The bill includes several specific exemptions to prevent disruption of critical fiscal infrastructure. It shields from abolition a list of accounts and funds tied to specific legislative initiatives (e.g., the Texas Water Fund Administrative Fund, Workforce Housing Capital Investment Fund, and Texas Strategic Bitcoin Reserve). It also exempts constitutionally created funds, trust funds, and those requiring separate federal accounting. Moreover, the bill reenacts and expands provisions relating to the reallocation of accrued interest on dedicated revenue, including allowing the new Education Savings Account Program Fund to retain its own interest earnings.

Importantly, HB 4488 amends Government Code Section 403.095 to permit the Comptroller to certify and reallocate unused or excess balances in dedicated accounts for general revenue purposes through August 31, 2027. This grants the state a flexible fiscal tool during budget certification, although it does not apply to funds outside the treasury or governed by federal law. The bill’s immediate or delayed effective date (depending on legislative vote margins) further underscores its procedural centrality to end-of-session budget management. While local governments are expected to face no direct fiscal impacts, the long-term implications for state-level fund management could be significant, especially if exemptions or restorations are handled without sufficient legislative oversight.

Vote Recommendation Notes

HB 4488, while presented as a routine fiscal management tool, represents a continuation of a problematic budgeting practice that undermines transparency and distorts the state’s financial picture. The bill extends the state’s use of a longstanding loophole, codified in Government Code Section 403.095, that allows unappropriated balances in dedicated revenue accounts to be counted as part of the general revenue available for budget certification. While this mechanism does not authorize actual expenditure of those balances, it enables lawmakers to certify larger budgets by inflating the apparent revenue base, circumventing constitutional spending limits without raising taxes or making budgetary trade-offs.

While previous legislatures have relied on this certification tool, HB 4488 goes further by pushing its expiration to August 31, 2027. This extension solidifies the loophole’s role in budget construction for the foreseeable future, reducing incentives for reform and reinforcing reliance on dedicated funds not intended for general use. As a result, the bill enables a budgetary environment where the legislature can delay structural changes and mask the true fiscal health of the state.

The bill also claims to abolish new dedicated funds created in the 89th Legislature unless explicitly exempted. However, it includes extensive exemptions—both broad categories and specific accounts—that render this provision largely symbolic. Key exemptions include major programmatic and economic development funds such as the Texas Strategic Bitcoin Reserve, Quantum University Fund, and various housing, water, and education-related accounts. These exemptions signal selective application of fiscal discipline and reduce the efficacy of the bill’s stated intent.

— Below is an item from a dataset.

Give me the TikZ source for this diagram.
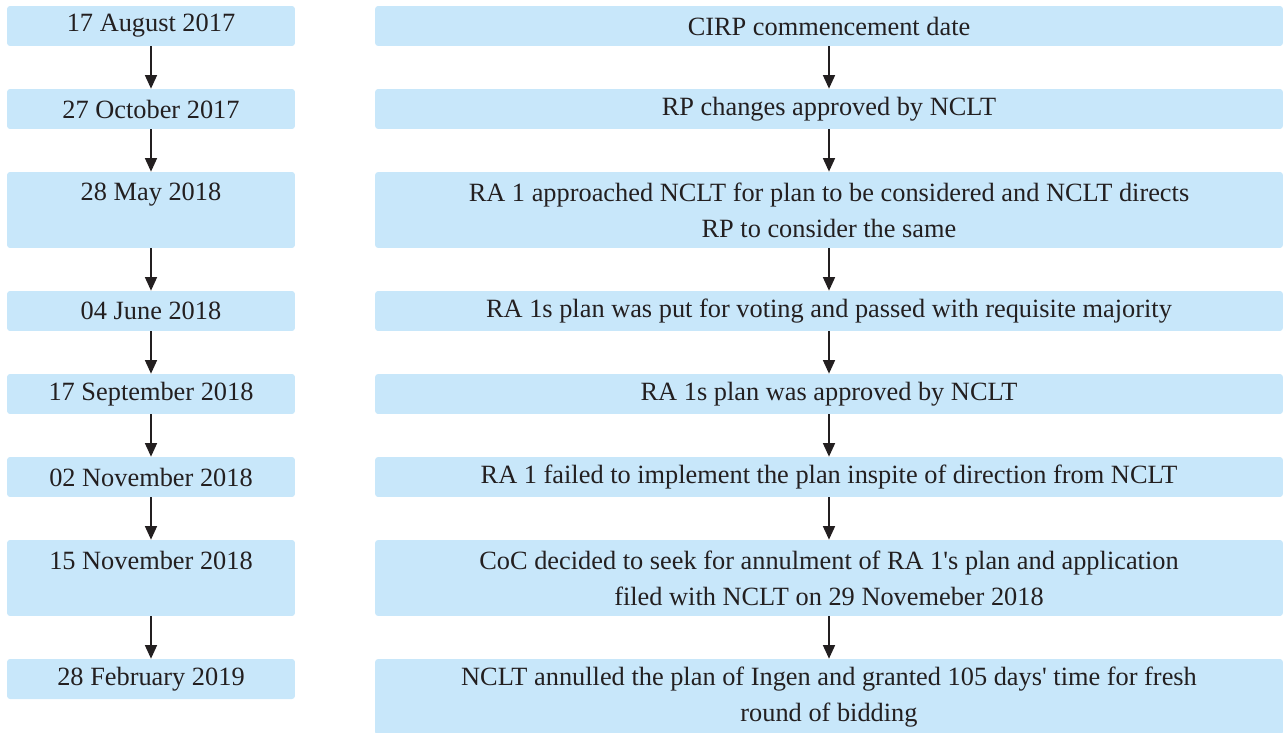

HB 4488 does not introduce meaningful reforms or safeguards to prevent the misuse of dedicated revenue in the future. It lacks transparency measures that would disclose how much revenue is being certified from otherwise restricted accounts, and it fails to initiate a phase-out plan for the budget certification loophole. By preserving the status quo and sidestepping needed changes, the bill facilitates spending growth without accountability and opens the door to unintended fiscal consequences in later cycles.

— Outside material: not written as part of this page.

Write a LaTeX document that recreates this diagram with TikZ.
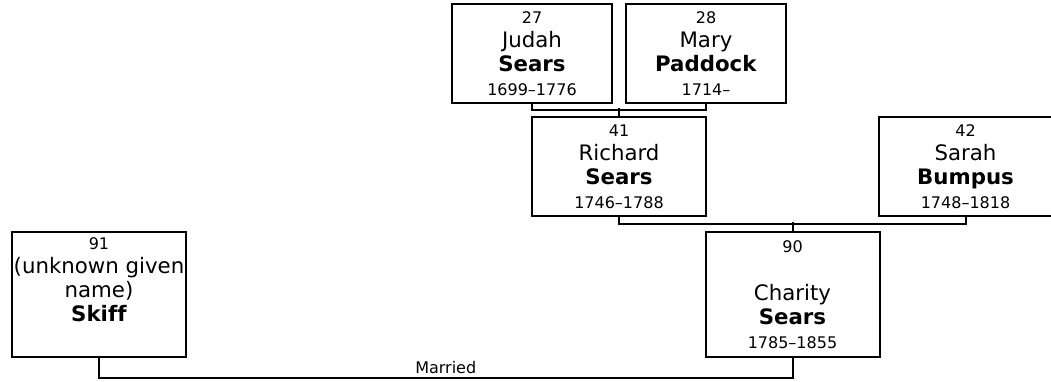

For these reasons, Texas Policy Research recommends that lawmakers vote NO on HB 4488, reflecting a principled rejection of budgetary sleight-of-hand and a call for more honest, responsible state fiscal policy. Instead of doubling down on temporary accounting solutions, Texas should pursue reforms that align spending, certification, and dedicated funds with transparent, long-term financial planning.

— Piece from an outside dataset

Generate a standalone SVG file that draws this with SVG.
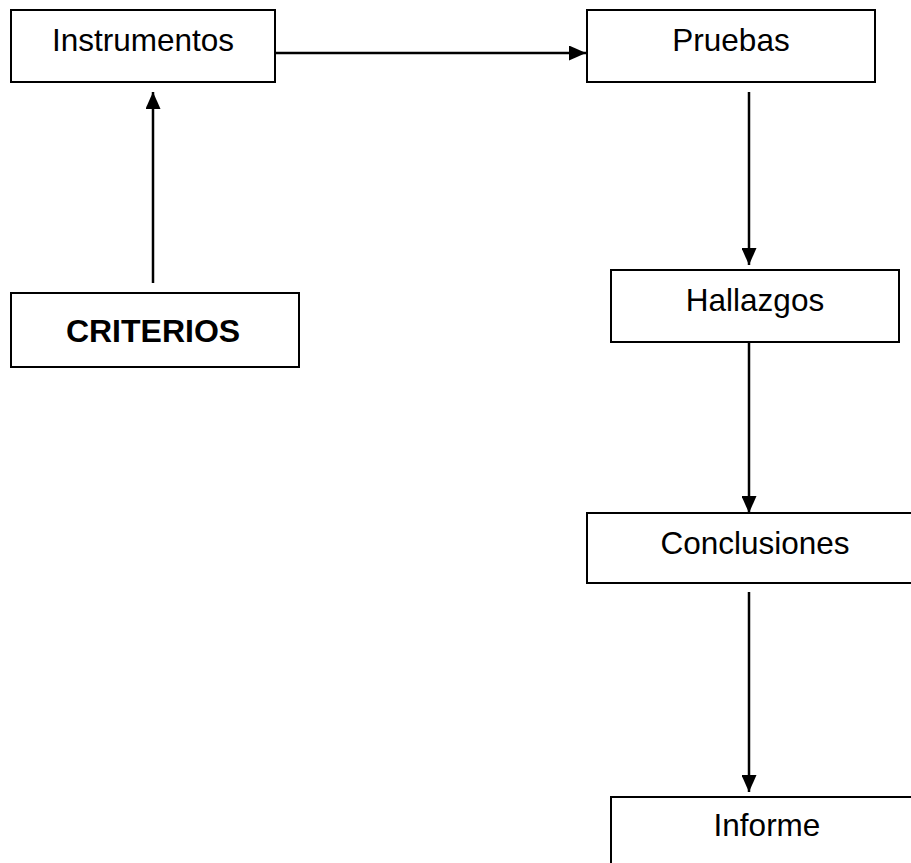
<svg xmlns="http://www.w3.org/2000/svg" width="911" height="863" viewBox="0 0 911 863">
<style>
.box{fill:#fff;stroke:#000;stroke-width:2}
.lbl{font-family:"Liberation Sans",Arial,sans-serif;font-size:31.5px;fill:#000;text-anchor:middle}
.bold{font-weight:bold;font-size:32px}
.conn{stroke:#000;stroke-width:2.5;fill:none;marker-end:url(#ah)}
</style>
<defs>
<marker id="ah" markerUnits="userSpaceOnUse" markerWidth="17" markerHeight="15" refX="17" refY="7.5" orient="auto">
<path d="M0,0 L17,7.5 L0,15 Z" fill="#000"/>
</marker>
</defs>
<rect width="911" height="863" fill="#fff"/>
<g id="instrumentos"><rect class="box" x="11" y="10" width="264" height="72"/><text class="lbl" x="143" y="51">Instrumentos</text></g>
<g id="pruebas"><rect class="box" x="587" y="10" width="288" height="72"/><text class="lbl" x="731" y="51">Pruebas</text></g>
<g id="criterios"><rect class="box" x="11" y="293" width="288" height="74"/><text class="lbl bold" x="153" y="342">CRITERIOS</text></g>
<g id="hallazgos"><rect class="box" x="611" y="270" width="288" height="72"/><text class="lbl" x="755" y="311">Hallazgos</text></g>
<g id="conclusiones"><rect class="box" x="587" y="513" width="336" height="70"/><text class="lbl" x="755" y="554">Conclusiones</text></g>
<g id="informe"><rect class="box" x="611" y="797" width="314" height="90"/><text class="lbl" x="767" y="836">Informe</text></g>
<g id="connectors">
<line class="conn" x1="153" y1="283" x2="153" y2="92"/>
<line class="conn" x1="276" y1="53" x2="586" y2="53"/>
<line class="conn" x1="749" y1="92" x2="749" y2="265"/>
<line class="conn" x1="749" y1="342" x2="749" y2="513"/>
<line class="conn" x1="749" y1="592" x2="749" y2="792"/>
</g>
</svg>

  • Individual Liberty: Though the bill does not directly restrict personal freedoms, its budgetary implications can erode individual liberty over time. When the government uses accounting maneuvers to grow spending without taxpayer clarity or consent, it shifts decision-making power away from the people and toward bureaucratic discretion. Additionally, by allowing lawmakers to delay hard choices about the scope of government services or taxation, the bill reduces citizens’ ability to hold elected officials accountable for fiscal decisions that affect core services such as education, transportation, or public health.
  • Personal Responsibility: The bill does not bear directly on personal responsibility. It does not alter individual behavior, benefits, or entitlements in a way that either incentivizes or discourages responsible conduct. However, from a governance standpoint, it could be argued that avoiding hard budget decisions reflects a failure of governmental personal responsibility—shifting future burdens onto taxpayers or program beneficiaries when revenues or dedicated fund balances are insufficient.
  • Free Enterprise: By muddying the state’s fiscal picture, the bill introduces risk and uncertainty into the policy environment that supports private enterprise. Businesses thrive under predictable, honest budgeting practices where state investments and obligations are transparent. When the legislature uses dedicated funds, sometimes set up to support specific sectors or functions, as a revenue cushion, it undermines long-term planning and trust. Moreover, the exemptions granted to specific funds (such as the Texas Moving Image Industry Incentive Fund or the Bitcoin Reserve) may create an appearance of favoritism, potentially distorting market competition. That said, the bill does not impose new regulations or taxes on businesses directly.
  • Private Property Rights: The bill does not affect property rights, land use, or regulation of private assets. Its impact on private property is minimal to none. It neither empowers nor restricts individuals or businesses in owning, using, or transferring property.
  • Limited Government: The bill undermines the principle of limited government by extending a statutory loophole that allows the legislature to inflate available revenue for budget certification without making structural decisions about taxes or spending. This practice obscures the true size and scope of government operations and weakens legislative accountability. Instead of constraining the growth of government, the bill enables it by giving lawmakers a tool to avoid politically difficult but necessary fiscal choices. The lack of transparency about which funds are used and how much is being counted as available revenue further dilutes public oversight, a hallmark of limited government.